Training a model is often referred to as 'fitting' the model. When training proceeds as intended, improvements in the model's fit to the training data translate into improvements in the model's fit to the validation data. Unfortunately, improvements in the fit of a model to the training data — such as adjustments to the learned model parameters that improve the model's performance on the training data — do not always translate into improvements in the fit of the model to the validation data (i.e., the model's quality metrics degrade—sometimes significantly and rapidly). An overfit model is a model whose performance on the training data is good, but that high performance on training data does not translate to the validation (or testing) data where the model's performance is insufficient. Figure 1 below illustrates a (fictional) neural network training run alongside its observed metrics. Initially, training occurs as expected; the model loss is decreasing, which indicates improving performance on the training data, and the validation accuracy is steadily improving. However, after about 13,000 batches of training data, the model's validation performance declines rapidly, showing signs of overfitting.

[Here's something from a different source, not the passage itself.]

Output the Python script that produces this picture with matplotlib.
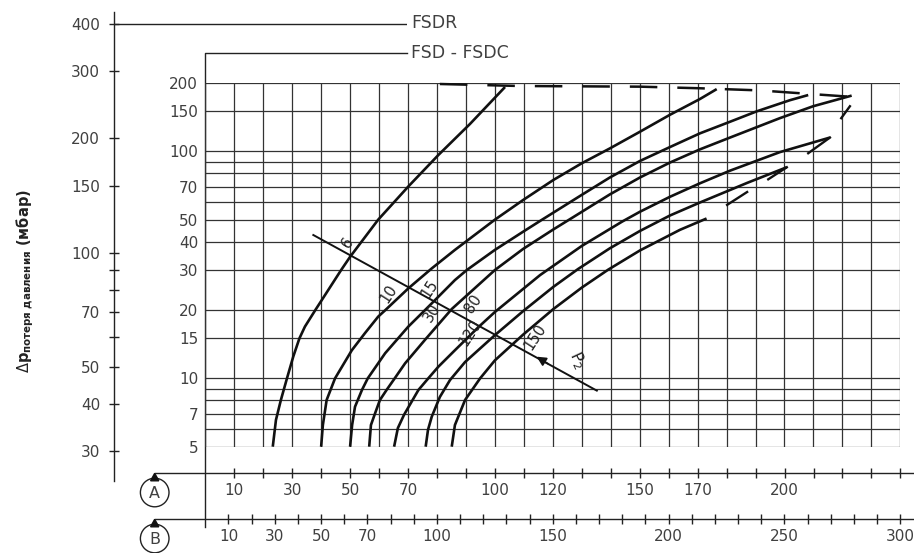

Illustration of training loss and validation accuracy when overfitting is occurring

Figure 1: Example training loss and validation accuracy: Initially, the model learns as desired. At some point, the model's validation accuracy peaks, and the model begins overfitting.

What causes overfitting?

Essentially, the root of overfitting is that the model (through whatever training process) has learned to recognize something in the training data that is not present in the validation or testing data.

There are two primary reasons this might occur:

First, the model may have too much capacity for its supplied training data. This option is more likely with smaller training datasets. The more capacity a model has—roughly, the more learnable parameters it has—the easier it becomes for the model to memorize training examples or possibly the entire training dataset. Since no examples in the validation data overlap the training data (remember data splits, remembering the training data is useless for predictions on the validation/testing data.

Second, your training dataset may be vastly different from your validation dataset. When this occurs, you may have excellent accuracy metrics on the training data but still have poor performance on the validation data. This option is more likely if your validation accuracy (or other metrics on the validation dataset) was never high. In Figure 1, this is likely not the case since (before the steep drop-off) the validation accuracy was high.

The good news is that overfitting happens to everyone at some point.

If your model becomes overfit while training (as it did in Figure 1), you can revert to a checkpoint made before the overfitting occurred. As long as model checkpoints are generated frequently, you will likely have a checkpoint of the model from when it was in a well-behaved and high-performing state.

If you did not save checkpoints or did not save recently enough, or if the model never achieved a sufficiently high validation accuracy, then you can retrain the model. As mentioned in the section on model training, training models is a stochastic (random) process, and the results vary (to some degree) from run to run. If part of the problem was too infrequent a checkpoint, then be sure to adjust this in the future. You can increase the variability by adjusting some of the learning parameters, e.g., batch size, learning rate, momentum, etc., or optimizer. These parameters impact how the optimization algorithm trains the model you have. The impact of these parameters can be hard to predict, but some suggestions are included above for consideration.

Suppose you have trained your model multiple times and continually overfit before the validation accuracy (or any other metric of concern) is sufficiently good. In that case, you may want to try a different model. Larger models generally have more capacity, so reducing the model's size can reduce the model's ability to overfit. You can reduce a model's size in two ways: You could select a different model entirely (such as opting for a ResNet18 instead of a ResNet50) or increase the weight decay of the model you already have. Increasing the weight decay puts pressure on the model to use fewer weights, effectively reducing the size or capacity of your model and reducing its ability to overfit.

Can a model be underfit?

Models can also be underfit. An underfit model is one in which even the training metrics are not sufficiently good—you cannot expect that validation or testing metrics will ever be better than their corresponding training metrics. Underfit models are those that fail to learn from the training data. As with overfitting, there can be multiple causes and potential solutions. If a model underfits, best practices are similar to those for overfitting; try retraining a few times, varying the optimizer parameters somewhat—hoping to take advantage of some stochasticity in the process. If that doesn't work, try swapping out the model for one with greater capacity. Be aware that swapping the model for one with greater capacity is the opposite of what one might do if the model is overfitting.